:: Exercise ::
Do not include the pictures; repeat the rest of the data exactly.

:: Dataset excerpt ::
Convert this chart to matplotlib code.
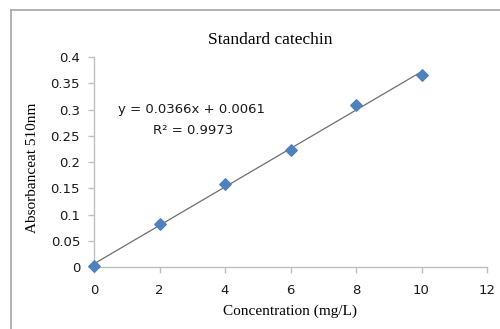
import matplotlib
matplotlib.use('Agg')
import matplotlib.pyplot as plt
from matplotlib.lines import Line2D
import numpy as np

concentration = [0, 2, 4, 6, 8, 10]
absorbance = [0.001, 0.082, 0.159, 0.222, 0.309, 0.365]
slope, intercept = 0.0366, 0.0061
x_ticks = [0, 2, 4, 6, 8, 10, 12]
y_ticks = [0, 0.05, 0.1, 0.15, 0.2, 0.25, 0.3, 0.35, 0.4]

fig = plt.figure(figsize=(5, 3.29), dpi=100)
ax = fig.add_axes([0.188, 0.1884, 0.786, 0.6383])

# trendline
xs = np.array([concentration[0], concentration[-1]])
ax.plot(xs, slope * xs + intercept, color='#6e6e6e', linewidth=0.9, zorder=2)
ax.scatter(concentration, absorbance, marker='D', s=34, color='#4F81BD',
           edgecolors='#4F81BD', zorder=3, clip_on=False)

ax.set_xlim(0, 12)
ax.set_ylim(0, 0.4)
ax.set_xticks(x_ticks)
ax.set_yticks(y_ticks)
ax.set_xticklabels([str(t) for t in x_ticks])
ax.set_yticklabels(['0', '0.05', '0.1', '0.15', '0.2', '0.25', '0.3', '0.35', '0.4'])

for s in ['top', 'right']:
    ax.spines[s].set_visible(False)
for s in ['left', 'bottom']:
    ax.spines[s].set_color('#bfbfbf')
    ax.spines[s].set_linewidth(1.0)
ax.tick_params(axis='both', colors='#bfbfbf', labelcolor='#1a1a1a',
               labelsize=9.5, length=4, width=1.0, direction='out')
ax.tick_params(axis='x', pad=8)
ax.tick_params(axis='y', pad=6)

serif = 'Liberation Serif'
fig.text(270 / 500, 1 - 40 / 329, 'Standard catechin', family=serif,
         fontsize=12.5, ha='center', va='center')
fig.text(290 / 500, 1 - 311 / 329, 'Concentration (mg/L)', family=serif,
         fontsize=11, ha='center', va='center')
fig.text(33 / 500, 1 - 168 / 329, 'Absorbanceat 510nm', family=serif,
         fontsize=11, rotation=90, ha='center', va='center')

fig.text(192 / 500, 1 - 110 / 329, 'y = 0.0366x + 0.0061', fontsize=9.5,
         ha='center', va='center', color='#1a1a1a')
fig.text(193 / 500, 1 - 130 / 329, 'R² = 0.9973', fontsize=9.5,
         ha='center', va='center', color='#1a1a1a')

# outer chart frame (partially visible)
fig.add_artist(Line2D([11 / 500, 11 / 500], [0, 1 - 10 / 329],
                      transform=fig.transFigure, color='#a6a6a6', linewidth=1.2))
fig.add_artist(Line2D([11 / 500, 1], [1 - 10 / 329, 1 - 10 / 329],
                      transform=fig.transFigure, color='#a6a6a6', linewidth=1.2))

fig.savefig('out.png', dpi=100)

:: Answer for the task ::
Convert this chart to matplotlib code.
import matplotlib
matplotlib.use('Agg')
import matplotlib.pyplot as plt
from matplotlib.lines import Line2D
import numpy as np

concentration = [0, 2, 4, 6, 8, 10]
absorbance = [0.001, 0.082, 0.159, 0.222, 0.309, 0.365]
slope, intercept = 0.0366, 0.0061
x_ticks = [0, 2, 4, 6, 8, 10, 12]
y_ticks = [0, 0.05, 0.1, 0.15, 0.2, 0.25, 0.3, 0.35, 0.4]

fig = plt.figure(figsize=(5, 3.29), dpi=100)
ax = fig.add_axes([0.188, 0.1884, 0.786, 0.6383])

# trendline
xs = np.array([concentration[0], concentration[-1]])
ax.plot(xs, slope * xs + intercept, color='#6e6e6e', linewidth=0.9, zorder=2)
ax.scatter(concentration, absorbance, marker='D', s=34, color='#4F81BD',
           edgecolors='#4F81BD', zorder=3, clip_on=False)

ax.set_xlim(0, 12)
ax.set_ylim(0, 0.4)
ax.set_xticks(x_ticks)
ax.set_yticks(y_ticks)
ax.set_xticklabels([str(t) for t in x_ticks])
ax.set_yticklabels(['0', '0.05', '0.1', '0.15', '0.2', '0.25', '0.3', '0.35', '0.4'])

for s in ['top', 'right']:
    ax.spines[s].set_visible(False)
for s in ['left', 'bottom']:
    ax.spines[s].set_color('#bfbfbf')
    ax.spines[s].set_linewidth(1.0)
ax.tick_params(axis='both', colors='#bfbfbf', labelcolor='#1a1a1a',
               labelsize=9.5, length=4, width=1.0, direction='out')
ax.tick_params(axis='x', pad=8)
ax.tick_params(axis='y', pad=6)

serif = 'Liberation Serif'
fig.text(270 / 500, 1 - 40 / 329, 'Standard catechin', family=serif,
         fontsize=12.5, ha='center', va='center')
fig.text(290 / 500, 1 - 311 / 329, 'Concentration (mg/L)', family=serif,
         fontsize=11, ha='center', va='center')
fig.text(33 / 500, 1 - 168 / 329, 'Absorbanceat 510nm', family=serif,
         fontsize=11, rotation=90, ha='center', va='center')

fig.text(192 / 500, 1 - 110 / 329, 'y = 0.0366x + 0.0061', fontsize=9.5,
         ha='center', va='center', color='#1a1a1a')
fig.text(193 / 500, 1 - 130 / 329, 'R² = 0.9973', fontsize=9.5,
         ha='center', va='center', color='#1a1a1a')

# outer chart frame (partially visible)
fig.add_artist(Line2D([11 / 500, 11 / 500], [0, 1 - 10 / 329],
                      transform=fig.transFigure, color='#a6a6a6', linewidth=1.2))
fig.add_artist(Line2D([11 / 500, 1], [1 - 10 / 329, 1 - 10 / 329],
                      transform=fig.transFigure, color='#a6a6a6', linewidth=1.2))

fig.savefig('out.png', dpi=100)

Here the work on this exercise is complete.